While Hawkins continues to search for the missing Will Byers, two major pieces of the puzzle have already managed to connect in the form of the trio of Mike, Lucas and Dustin mamage to stumble across the shaven headed girl with the eleven tattoo on her arm. Being kids and all, their first instinct is to go fully E.T. on her and smuggle her into Mike’s house in secret while trying to figure out what to do next; but this manages to create a slight rift between Mike and an increasingly jealous Lucas who just wants to go back out and keep looking for their friend.
As Hopper leads the search party to no effect, Joyce sanity is taking an expected beating as the stress from her son’s disappearance visibly takes its toll – but while her eldest son, Jonathan, drives out to confront his estranged father, Joyce has more supernatural experiences that prove that her boy is experiencing a more unearthly form of abduction. Lights burning super bright and ethereal phone calls which blow out the receiver are one thing, but when a malformed creature attempts to push through her wall like it’s made of rubber, Joyce knows that things are truly bad.
But while Joyce deals with sanity searing revelations and the boys continue to hide the girl who calks herself Eleven, on the more normal end of the spectrum we find Mike’s older sister, Nancy, gearing up for a big date with voluminous-haired, local dreamboat, Steve. But while she’s ready to cast off her reputation of being an overachieving teachers pet and rebel by shotgunning a beer and giving up her virginity, tag-along friend, Barb is relegated to a miserable fifth wheel who soon becomes the newest victim of the creature that’s been stalking Hawkins.
However, the mystery takes another turn when Mike and the gang not only find that Eleven has seen Will and might know where he is, but she’s packing some pretty impressive powers of telekinesis.

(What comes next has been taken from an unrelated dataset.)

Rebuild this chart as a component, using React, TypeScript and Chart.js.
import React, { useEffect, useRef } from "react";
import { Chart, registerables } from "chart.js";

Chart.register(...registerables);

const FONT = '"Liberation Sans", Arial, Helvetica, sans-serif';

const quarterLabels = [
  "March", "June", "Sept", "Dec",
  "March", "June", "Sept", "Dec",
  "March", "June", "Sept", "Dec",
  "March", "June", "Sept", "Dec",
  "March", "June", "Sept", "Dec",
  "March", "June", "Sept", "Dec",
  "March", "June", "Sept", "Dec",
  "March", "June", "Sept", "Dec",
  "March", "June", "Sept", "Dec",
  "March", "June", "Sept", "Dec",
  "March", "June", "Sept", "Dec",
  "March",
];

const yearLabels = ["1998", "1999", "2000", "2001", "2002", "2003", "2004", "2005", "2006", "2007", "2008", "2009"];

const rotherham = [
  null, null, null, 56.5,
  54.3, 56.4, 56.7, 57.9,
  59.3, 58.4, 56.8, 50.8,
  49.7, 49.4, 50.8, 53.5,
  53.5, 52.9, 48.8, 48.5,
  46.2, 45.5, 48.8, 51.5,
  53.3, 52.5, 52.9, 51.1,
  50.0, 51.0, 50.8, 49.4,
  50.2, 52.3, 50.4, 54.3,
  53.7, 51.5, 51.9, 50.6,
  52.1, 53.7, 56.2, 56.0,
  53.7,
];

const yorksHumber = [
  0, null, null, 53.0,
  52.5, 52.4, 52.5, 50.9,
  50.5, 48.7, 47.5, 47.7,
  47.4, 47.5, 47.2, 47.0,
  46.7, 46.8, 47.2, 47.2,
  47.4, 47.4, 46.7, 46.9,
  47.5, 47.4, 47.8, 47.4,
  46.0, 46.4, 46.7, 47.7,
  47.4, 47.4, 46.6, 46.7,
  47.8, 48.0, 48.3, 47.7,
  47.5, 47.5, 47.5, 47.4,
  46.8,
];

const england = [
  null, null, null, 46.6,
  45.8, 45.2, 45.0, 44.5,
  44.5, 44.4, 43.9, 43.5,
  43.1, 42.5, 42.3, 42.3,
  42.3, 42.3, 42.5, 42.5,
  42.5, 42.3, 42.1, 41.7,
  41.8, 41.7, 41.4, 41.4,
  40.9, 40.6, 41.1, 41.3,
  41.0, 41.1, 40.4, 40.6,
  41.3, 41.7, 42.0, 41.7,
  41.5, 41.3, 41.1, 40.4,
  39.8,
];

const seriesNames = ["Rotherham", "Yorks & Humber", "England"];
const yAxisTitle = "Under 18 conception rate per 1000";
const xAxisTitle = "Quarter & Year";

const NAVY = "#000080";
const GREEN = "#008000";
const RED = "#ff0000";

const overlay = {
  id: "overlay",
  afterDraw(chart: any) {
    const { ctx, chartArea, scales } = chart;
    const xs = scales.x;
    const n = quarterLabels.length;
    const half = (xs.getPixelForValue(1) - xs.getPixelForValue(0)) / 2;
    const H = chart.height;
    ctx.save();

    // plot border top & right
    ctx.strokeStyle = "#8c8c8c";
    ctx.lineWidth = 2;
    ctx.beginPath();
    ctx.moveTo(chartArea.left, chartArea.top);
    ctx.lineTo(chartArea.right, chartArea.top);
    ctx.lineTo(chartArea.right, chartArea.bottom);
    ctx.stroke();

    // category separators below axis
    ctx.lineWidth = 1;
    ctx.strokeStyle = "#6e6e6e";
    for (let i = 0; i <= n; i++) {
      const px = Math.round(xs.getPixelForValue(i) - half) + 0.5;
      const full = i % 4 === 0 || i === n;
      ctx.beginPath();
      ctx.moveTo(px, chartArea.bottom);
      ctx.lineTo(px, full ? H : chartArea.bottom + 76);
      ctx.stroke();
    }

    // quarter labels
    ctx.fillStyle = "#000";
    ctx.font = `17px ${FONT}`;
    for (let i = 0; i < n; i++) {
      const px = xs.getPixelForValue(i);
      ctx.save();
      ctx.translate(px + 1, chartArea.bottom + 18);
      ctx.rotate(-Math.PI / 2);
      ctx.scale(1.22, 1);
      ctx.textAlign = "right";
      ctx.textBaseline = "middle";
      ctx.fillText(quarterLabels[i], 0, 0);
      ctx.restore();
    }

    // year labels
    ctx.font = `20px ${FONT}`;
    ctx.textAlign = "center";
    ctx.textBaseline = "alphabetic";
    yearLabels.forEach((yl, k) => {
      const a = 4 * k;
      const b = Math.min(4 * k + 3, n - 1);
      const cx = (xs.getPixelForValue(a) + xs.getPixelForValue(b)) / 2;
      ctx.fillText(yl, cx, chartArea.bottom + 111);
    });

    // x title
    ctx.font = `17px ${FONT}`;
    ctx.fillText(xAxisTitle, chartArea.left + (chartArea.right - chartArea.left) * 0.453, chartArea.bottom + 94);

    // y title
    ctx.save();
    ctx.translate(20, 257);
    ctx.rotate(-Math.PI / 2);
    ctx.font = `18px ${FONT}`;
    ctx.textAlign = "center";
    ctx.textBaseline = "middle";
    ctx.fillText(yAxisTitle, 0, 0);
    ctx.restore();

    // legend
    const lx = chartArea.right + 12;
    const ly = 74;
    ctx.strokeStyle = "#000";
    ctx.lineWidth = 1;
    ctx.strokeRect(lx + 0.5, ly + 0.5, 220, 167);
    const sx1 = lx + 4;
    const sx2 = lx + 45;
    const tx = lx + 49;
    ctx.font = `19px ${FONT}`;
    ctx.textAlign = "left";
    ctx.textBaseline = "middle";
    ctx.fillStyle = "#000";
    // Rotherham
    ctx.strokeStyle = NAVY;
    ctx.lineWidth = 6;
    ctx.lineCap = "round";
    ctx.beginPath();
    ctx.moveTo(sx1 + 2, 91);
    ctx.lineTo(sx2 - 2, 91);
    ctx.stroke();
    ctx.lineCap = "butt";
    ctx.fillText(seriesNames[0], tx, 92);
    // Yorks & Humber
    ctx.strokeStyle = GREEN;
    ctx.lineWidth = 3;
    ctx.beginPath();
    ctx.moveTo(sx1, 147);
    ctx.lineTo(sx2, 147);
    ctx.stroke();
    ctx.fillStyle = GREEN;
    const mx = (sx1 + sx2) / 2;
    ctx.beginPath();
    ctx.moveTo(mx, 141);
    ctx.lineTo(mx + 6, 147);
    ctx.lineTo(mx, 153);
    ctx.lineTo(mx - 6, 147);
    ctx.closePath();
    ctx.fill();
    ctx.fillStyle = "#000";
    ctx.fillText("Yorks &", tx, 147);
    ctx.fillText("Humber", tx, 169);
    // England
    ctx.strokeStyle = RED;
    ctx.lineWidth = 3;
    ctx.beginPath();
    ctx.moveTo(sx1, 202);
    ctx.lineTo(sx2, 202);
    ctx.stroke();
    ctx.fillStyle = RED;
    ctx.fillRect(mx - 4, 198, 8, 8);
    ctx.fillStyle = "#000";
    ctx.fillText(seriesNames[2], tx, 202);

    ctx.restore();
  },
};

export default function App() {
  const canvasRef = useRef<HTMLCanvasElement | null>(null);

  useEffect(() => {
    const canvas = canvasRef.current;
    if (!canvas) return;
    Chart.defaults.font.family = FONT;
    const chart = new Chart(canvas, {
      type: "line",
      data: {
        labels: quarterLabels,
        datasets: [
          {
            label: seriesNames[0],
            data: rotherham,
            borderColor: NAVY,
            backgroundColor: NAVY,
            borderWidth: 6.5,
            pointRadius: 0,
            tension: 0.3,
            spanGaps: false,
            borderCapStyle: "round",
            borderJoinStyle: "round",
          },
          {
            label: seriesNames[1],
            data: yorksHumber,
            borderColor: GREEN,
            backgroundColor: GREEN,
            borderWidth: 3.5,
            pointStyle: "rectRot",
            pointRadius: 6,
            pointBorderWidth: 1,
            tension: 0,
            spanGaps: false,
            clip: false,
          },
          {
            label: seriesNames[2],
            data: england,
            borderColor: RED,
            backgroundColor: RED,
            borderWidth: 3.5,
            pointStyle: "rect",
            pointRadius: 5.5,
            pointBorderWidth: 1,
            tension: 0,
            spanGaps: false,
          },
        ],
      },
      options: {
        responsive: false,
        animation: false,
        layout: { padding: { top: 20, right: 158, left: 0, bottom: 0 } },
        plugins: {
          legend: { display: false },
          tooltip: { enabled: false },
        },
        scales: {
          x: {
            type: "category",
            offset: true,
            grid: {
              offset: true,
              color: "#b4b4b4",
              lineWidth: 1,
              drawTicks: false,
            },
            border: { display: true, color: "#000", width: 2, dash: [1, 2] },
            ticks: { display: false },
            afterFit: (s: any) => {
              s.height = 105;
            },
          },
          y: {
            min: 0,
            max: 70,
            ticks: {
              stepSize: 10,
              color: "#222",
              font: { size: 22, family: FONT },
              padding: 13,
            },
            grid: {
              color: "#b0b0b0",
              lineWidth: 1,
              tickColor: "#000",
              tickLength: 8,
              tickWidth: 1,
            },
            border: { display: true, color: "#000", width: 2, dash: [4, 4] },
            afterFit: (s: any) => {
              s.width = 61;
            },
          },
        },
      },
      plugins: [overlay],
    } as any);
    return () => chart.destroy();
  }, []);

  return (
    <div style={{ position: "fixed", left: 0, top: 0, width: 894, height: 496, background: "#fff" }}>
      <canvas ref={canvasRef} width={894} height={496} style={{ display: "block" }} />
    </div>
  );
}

To double down on my little Twin Peaks comparison earlier, as the full form of the mystery elements still swirl and form in the peripheral of our vision, the show further presses ahead by making the beleaguered town of Hawkins as alive and as layered as possible to make us care when whatever is happening finally comes knocking on their door. Much how Lynch’s seminal TV show kept many plates spinning when it came to the denizens of the titular town, it made sure that the central death of Laura Palmer gradually effected every one of the characters in some sort of way. In many ways, superhero show Heroes did something similar by slowly linking a group of people who would never ordinarily gave anything to do with one another with the central issue. Even though the wheels are turning slowly, by the time the episode ends, a small sub-section of the cast now, already know how deep into weirdsville Will’s disappearance truly is.

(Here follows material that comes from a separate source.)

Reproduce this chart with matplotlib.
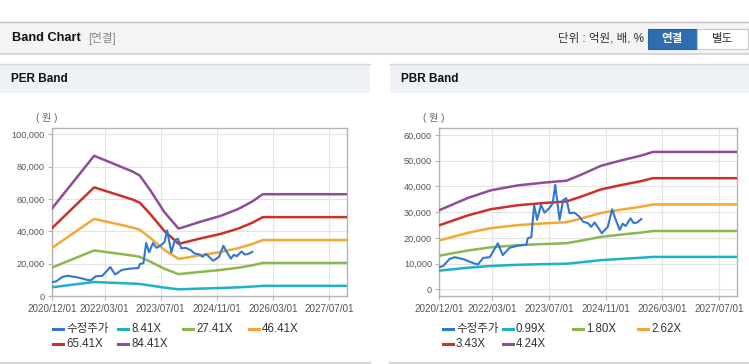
import pandas as pd
import matplotlib
matplotlib.use("Agg")
import matplotlib.pyplot as plt
import matplotlib.dates as mdates
from matplotlib.lines import Line2D
from matplotlib.patches import Rectangle
from matplotlib.ticker import FuncFormatter

plt.rcParams['font.family'] = ['Liberation Sans', 'Noto Sans CJK KR']

# === price (수정주가), shared by both charts ===
price_dates = ["2020-12-01", "2021-01-05", "2021-03-01", "2021-04-15", "2021-07-05", "2021-10-01",
               "2021-11-01", "2021-12-15", "2022-02-10", "2022-04-20", "2022-06-01", "2022-07-28",
               "2022-10-10", "2022-12-20", "2023-01-01", "2023-02-01", "2023-02-25", "2023-03-22",
               "2023-04-25", "2023-05-25", "2023-07-05", "2023-08-03", "2023-08-25", "2023-10-01",
               "2023-11-01", "2023-11-28", "2023-12-25", "2024-02-05", "2024-03-20", "2024-04-20",
               "2024-06-01", "2024-06-28", "2024-07-28", "2024-09-28", "2024-11-18", "2024-12-25",
               "2025-01-15", "2025-02-28", "2025-03-25", "2025-04-20", "2025-06-01", "2025-06-28",
               "2025-07-28", "2025-09-01"]
price = [8600, 9000, 11800, 12500, 11600, 10000,
         9700, 12200, 12500, 17900, 13300, 16100,
         17000, 17300, 19800, 20300, 32800, 27000,
         32800, 29800, 31500, 33400, 40600, 27000,
         34700, 35400, 29600, 29800, 28200, 26300,
         25700, 24300, 26000, 21800, 24300, 31100,
         28200, 23100, 25500, 24600, 27600, 25700,
         26000, 27300]

# === PER band ===
per_dates = ["2020-12-01", "2021-12-01", "2022-06-01", "2022-11-01", "2023-01-01", "2023-04-01",
             "2023-08-01", "2023-12-01", "2024-01-01", "2024-06-01", "2024-12-01", "2025-05-01",
             "2025-09-01", "2025-12-01", "2027-12-01"]
per_labels = ["8.41X", "27.41X", "46.41X", "65.41X", "84.41X"]
per_841 = [5400, 8650, 8120, 7670, 7420, 6530, 5180, 4160, 4210, 4560, 4940, 5360, 5830, 6280, 6280]
per_2741 = [17600, 28180, 26460, 25000, 24190, 21270, 16880, 13570, 13740, 14870, 16110, 17470, 18990, 20460, 20460]
per_4641 = [29800, 47720, 44810, 42340, 40960, 36010, 28590, 22980, 23260, 25180, 27270, 29580, 32160, 34640, 34640]
per_6541 = [42000, 67260, 63150, 59670, 57730, 50760, 40300, 32390, 32780, 35490, 38440, 41690, 45330, 48820, 48820]
per_8441 = [54200, 86800, 81500, 77000, 74500, 65500, 52000, 41800, 42300, 45800, 49600, 53800, 58500, 63000, 63000]

# === PBR band ===
pbr_dates = ["2020-12-01", "2021-08-05", "2022-02-20", "2022-10-10", "2023-05-25", "2023-11-28",
             "2024-04-01", "2024-09-20", "2025-03-12", "2025-09-01", "2025-12-10", "2027-12-01"]
pbr_labels = ["0.99X", "1.80X", "2.62X", "3.43X", "4.24X"]
pbr_099 = [7250, 8380, 9090, 9530, 9790, 9960, 10500, 11330, 11820, 12270, 12600, 12600]
pbr_180 = [13030, 15070, 16340, 17150, 17620, 17910, 18890, 20380, 21270, 22070, 22670, 22670]
pbr_262 = [18970, 21940, 23790, 24960, 25640, 26080, 27500, 29660, 30960, 32130, 33000, 33000]
pbr_343 = [24840, 28720, 31150, 32680, 33570, 34140, 36000, 38830, 40530, 42070, 43200, 43200]
pbr_424 = [30700, 35500, 38500, 40400, 41500, 42200, 44500, 48000, 50100, 52000, 53400, 53400]

tick_dates = ["2020-12-01", "2022-03-01", "2023-07-01", "2024-11-01", "2026-03-01", "2027-07-01"]

band_colors = ["#1eb2c6", "#8cb74f", "#f5a733", "#cc3129", "#8e4d98"]
price_color = "#3277cf"

W, H = 749, 364
fig = plt.figure(figsize=(W / 100, H / 100), dpi=100)


def fx(x):
    return x / W


def fy(y):
    return 1 - y / H


def rect(x0, y0, x1, y1, **kw):
    fig.add_artist(Rectangle((fx(x0), fy(y1)), (x1 - x0) / W, (y1 - y0) / H,
                             transform=fig.transFigure, **kw))


def hline(x0, x1, y, color, lw=1):
    fig.add_artist(Line2D([fx(x0), fx(x1)], [fy(y), fy(y)], color=color, lw=lw,
                          transform=fig.transFigure))


# === page header ===
rect(0, 22, W, 53, facecolor="#f4f4f4", edgecolor="none")
hline(0, W, 22, "#c4c4c4")
hline(0, W, 53.5, "#d8d8d8", lw=1.5)
fig.text(fx(12), fy(38), "Band Chart", fontsize=9.2, fontweight="bold", color="#111", va="center")
fig.text(fx(88), fy(38.5), "[연결]", fontsize=8.3, color="#888", va="center")
fig.text(fx(644), fy(38.5), "단위 : 억원, 배, %", fontsize=8.3, color="#333", va="center", ha="right")
rect(648, 29, 697, 49, facecolor="#2e6db3", edgecolor="#28609f", lw=0.8)
rect(697, 29, 748, 49, facecolor="#ffffff", edgecolor="#c8c8c8", lw=0.8)
fig.text(fx(672.5), fy(39), "연결", fontsize=8.3, fontweight="bold", color="white", ha="center", va="center")
fig.text(fx(722.5), fy(39), "별도", fontsize=8.3, color="#333", ha="center", va="center")

# === panels ===
for (x0, x1, title) in [(0, 370, "PER Band"), (390, W, "PBR Band")]:
    rect(x0, 64, x1, 93, facecolor="#eef1f6", edgecolor="none")
    hline(x0, x1, 64, "#d6d6d6")
    hline(x0, x1, 363, "#d6d6d6", lw=1.5)
    fig.text(fx(x0 + 11), fy(79), title, fontsize=8.5, fontweight="bold", color="#111", va="center")


def draw_band(rect_px, dates, bands, labels, ylim, yticks, legend_x):
    left, top, right, bottom = rect_px
    ax = fig.add_axes([fx(left), fy(bottom), (right - left) / W, (bottom - top) / H])
    ax.set_facecolor("#ffffff")
    d = pd.to_datetime(dates)
    for vals, c in zip(bands, band_colors):
        ax.plot(d, vals, color=c, lw=1.8, solid_joinstyle="round", zorder=3)
    ax.plot(pd.to_datetime(price_dates), price, color=price_color, lw=1.5, zorder=4)

    ax.set_xlim(pd.Timestamp("2020-12-01"), pd.Timestamp("2027-12-01"))
    ax.set_ylim(*ylim)
    ax.set_xticks(pd.to_datetime(tick_dates))
    ax.xaxis.set_major_formatter(mdates.DateFormatter("%Y/%m/%d"))
    ax.set_yticks(yticks)
    ax.yaxis.set_major_formatter(FuncFormatter(lambda v, p: f"{int(v):,}"))
    ax.grid(True, color="#e4e4e4", lw=0.8)
    ax.set_axisbelow(True)
    for s in ax.spines.values():
        s.set_color("#b4b4b4")
        s.set_linewidth(1)
    ax.tick_params(axis="both", colors="#b4b4b4", labelcolor="#555", labelsize=6.6,
                   length=3, width=0.8, pad=2)
    ax.tick_params(axis="x", labelsize=7.1, pad=3)

    fig.text(fx(left - 5), fy(118), "( 원 )", fontsize=7.2, color="#666", ha="center", va="center")

    # legend
    names = ["수정주가"] + labels
    colors = [price_color] + band_colors
    rows = [(0, 329), (1, 329), (2, 329), (3, 329), (0, 344), (1, 344)]
    for (col, y), name, c in zip(rows, names, colors):
        x = legend_x[col]
        fig.add_artist(Line2D([fx(x), fx(x + 10)], [fy(y), fy(y)], color=c, lw=2.2,
                              transform=fig.transFigure))
        fig.text(fx(x + 13), fy(y), name, fontsize=8.3, color="#333", va="center")
    return ax


draw_band((52, 128, 347, 296), per_dates, [per_841, per_2741, per_4641, per_6541, per_8441],
          per_labels, (0, 104000), [0, 20000, 40000, 60000, 80000, 100000], [53, 118, 183, 249])
draw_band((439, 128, 737, 296), pbr_dates, [pbr_099, pbr_180, pbr_262, pbr_343, pbr_424],
          pbr_labels, (-2600, 62700), [0, 10000, 20000, 30000, 40000, 50000, 60000], [443, 503, 573, 638])

fig.savefig("out.png", dpi=100)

First to catch on – as always in these kind of things – are the kids. Be it the Goonies or the Losers Club, you can always count on a troupe of precocious youths to inadvertently plough head first into some life threatening adventure long before anyone else has cottoned on, but once again, some deft writing by the Duffer Brothers coupled with how well the young actors truly gel as a group means that what could be as irritating as hell becomes an engrossing slab of television. Yes, the aura of E.T. comes off this thing like waves of radiation off an atomic bomb, the the line between homage and ripoff is confidently trod. Plus, while Dustin and Lucas do their usual argumentative bickering, the almost instand bonding between Mike and Eleven really does work extremely well. Of course, Eleven isn’t a benign, turd-looking alien looking to phone home; she’s a confused, scared and volatile child who not only has been experimented on by Matthew Modine’s grey hair scientist, but she displays the worrying ability to move things with her mind which effects each of the boys differently.

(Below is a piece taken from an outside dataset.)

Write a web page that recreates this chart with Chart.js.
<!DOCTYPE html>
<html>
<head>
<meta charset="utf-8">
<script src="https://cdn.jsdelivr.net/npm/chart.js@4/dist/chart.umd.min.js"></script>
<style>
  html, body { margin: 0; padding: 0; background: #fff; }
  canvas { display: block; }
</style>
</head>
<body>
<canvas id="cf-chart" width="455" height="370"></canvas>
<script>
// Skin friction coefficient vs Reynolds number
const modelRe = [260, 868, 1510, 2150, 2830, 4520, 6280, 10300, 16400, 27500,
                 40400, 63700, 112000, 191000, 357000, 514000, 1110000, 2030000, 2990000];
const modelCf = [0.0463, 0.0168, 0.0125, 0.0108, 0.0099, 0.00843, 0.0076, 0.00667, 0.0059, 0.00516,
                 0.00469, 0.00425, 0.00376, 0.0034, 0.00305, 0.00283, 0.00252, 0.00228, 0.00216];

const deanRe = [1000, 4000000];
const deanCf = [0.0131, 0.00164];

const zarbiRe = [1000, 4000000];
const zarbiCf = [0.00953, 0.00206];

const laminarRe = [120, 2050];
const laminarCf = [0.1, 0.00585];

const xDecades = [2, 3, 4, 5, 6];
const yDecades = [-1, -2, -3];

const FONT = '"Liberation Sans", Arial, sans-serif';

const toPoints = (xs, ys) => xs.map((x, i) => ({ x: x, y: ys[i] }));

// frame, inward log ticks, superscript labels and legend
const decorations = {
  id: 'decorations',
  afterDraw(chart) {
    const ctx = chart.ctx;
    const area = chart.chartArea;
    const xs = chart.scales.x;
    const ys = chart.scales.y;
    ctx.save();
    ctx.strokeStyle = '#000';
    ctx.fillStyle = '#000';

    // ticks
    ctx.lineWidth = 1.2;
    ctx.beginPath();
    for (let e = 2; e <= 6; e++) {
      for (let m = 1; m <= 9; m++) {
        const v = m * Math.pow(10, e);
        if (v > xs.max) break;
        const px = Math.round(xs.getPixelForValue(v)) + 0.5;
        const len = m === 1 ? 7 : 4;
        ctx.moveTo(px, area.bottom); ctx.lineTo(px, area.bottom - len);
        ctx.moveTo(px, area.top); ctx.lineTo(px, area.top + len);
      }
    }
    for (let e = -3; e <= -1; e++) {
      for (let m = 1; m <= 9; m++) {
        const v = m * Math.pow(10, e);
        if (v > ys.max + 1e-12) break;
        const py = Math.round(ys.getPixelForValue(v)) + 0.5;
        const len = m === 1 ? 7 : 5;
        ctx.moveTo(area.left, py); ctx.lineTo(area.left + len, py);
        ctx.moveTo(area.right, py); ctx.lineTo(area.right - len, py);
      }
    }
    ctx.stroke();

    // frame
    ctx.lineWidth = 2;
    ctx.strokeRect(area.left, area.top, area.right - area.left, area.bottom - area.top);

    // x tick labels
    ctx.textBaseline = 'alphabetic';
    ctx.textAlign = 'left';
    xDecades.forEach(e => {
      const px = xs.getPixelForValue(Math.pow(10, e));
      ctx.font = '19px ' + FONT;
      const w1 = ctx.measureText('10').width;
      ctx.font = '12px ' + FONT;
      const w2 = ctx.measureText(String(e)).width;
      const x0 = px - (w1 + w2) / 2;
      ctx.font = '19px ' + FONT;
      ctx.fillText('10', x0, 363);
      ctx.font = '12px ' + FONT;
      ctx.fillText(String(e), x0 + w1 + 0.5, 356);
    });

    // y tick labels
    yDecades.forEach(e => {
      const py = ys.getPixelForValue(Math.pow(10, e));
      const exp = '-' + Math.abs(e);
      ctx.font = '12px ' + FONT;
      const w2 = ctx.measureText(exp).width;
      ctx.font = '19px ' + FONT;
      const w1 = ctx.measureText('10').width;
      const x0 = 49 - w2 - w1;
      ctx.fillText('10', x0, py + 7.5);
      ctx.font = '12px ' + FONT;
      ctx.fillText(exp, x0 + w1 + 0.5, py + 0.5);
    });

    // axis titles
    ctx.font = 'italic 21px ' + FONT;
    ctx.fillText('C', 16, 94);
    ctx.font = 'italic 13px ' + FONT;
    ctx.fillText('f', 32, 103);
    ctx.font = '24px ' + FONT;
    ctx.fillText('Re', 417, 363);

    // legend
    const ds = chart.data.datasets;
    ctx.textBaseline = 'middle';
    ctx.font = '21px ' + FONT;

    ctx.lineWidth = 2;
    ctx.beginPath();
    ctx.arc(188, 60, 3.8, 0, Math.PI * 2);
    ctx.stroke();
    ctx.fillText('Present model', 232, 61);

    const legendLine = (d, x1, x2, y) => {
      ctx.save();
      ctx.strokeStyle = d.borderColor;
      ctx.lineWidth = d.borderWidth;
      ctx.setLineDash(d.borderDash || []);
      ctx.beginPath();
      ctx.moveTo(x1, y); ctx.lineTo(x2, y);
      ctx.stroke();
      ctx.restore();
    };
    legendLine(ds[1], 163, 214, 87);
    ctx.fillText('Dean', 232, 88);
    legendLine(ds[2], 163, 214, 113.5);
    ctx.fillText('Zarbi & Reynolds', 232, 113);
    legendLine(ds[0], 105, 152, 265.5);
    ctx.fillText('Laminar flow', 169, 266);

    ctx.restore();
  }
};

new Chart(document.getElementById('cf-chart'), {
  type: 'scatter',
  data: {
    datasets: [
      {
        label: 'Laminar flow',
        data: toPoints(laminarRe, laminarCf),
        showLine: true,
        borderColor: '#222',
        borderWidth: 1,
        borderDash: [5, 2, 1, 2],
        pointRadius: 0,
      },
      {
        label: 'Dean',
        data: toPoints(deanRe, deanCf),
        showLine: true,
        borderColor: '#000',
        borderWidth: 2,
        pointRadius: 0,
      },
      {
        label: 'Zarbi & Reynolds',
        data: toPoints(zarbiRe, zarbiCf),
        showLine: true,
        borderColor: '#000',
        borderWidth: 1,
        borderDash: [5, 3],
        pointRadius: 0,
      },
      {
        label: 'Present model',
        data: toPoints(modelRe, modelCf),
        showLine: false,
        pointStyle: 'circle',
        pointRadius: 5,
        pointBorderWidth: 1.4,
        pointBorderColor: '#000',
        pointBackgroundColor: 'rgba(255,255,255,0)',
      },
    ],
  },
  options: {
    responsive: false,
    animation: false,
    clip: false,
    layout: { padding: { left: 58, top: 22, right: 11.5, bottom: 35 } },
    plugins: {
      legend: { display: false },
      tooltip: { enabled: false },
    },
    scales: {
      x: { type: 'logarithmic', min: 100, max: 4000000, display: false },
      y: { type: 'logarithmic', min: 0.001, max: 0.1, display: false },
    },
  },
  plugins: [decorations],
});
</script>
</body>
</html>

Elsewhere, away from the boyish glee/terror of discovering a girl with superpowers, Winona Ryder’s Joyce sees her mental well being take another dip as her smoking habit kicks into high gear, but through the murmurings of other, less kindly members of Hawkins, we discover that the tortured single mother has been carrying the stigma of being perceived a little unhinged for quite a while. We also discover that before her disastrous marriage with her ex, Lonnie, she once had a thing with Hopper. But while this is all handy, it doesn’t help Joyce much when, instead of the E.T. style adventure the boys are on to find her son, she’s taking a one way ticket to Poltergeist town as she discovers she can communicate with Will via certain electronic appliances. Thing get even more dire when the beast that spirited him away (now dubbed the Demogorgon after a creature from a Dungeon & Dragons campaign) suddenly pushes through a wall like Freddy Krueger in that early moment from A Nightmare On Elm Street. It’s a neat little shock moment and it slowly turns the crank on the horror themed stuff that’s coming down the pipe, but none of it would land if we didn’t give a crap about these people.
In the non-spooky parts of the episode, we get a little more insight into what makes the rather awkward Jonathan tick as he confronts his alpha-male father and reminisces about introducing Will to the Clash (a neat way of keeping Noah Schapp in the show, rather than him becoming an off-screen enigma); and elsewhere, Nancy finds herself falling for the sharmy charms of Steve Harrington and his douchebag pals. But while she makes the cardinal, but understandable sin of ditching her best friend in favour of “getting some”, it’s ultimately Beth who pays the price when the monster newly christened the Demogorgon claims it’s newest victim.

With two episodes down, Stranger Things continues on its winningly solid pace, gradually heaping on connecting mysteries to slowly ensnare more people into the otherworldly shenanigans that’s going on under their very nose. Once again, we have to tip Dustin’s cap to the legacy of Twin Peaks for providing the basis for such gripping stuff – and then seemingly dropping Ridley Scott’s alien and a prepubescent Carrie White into the middle of it.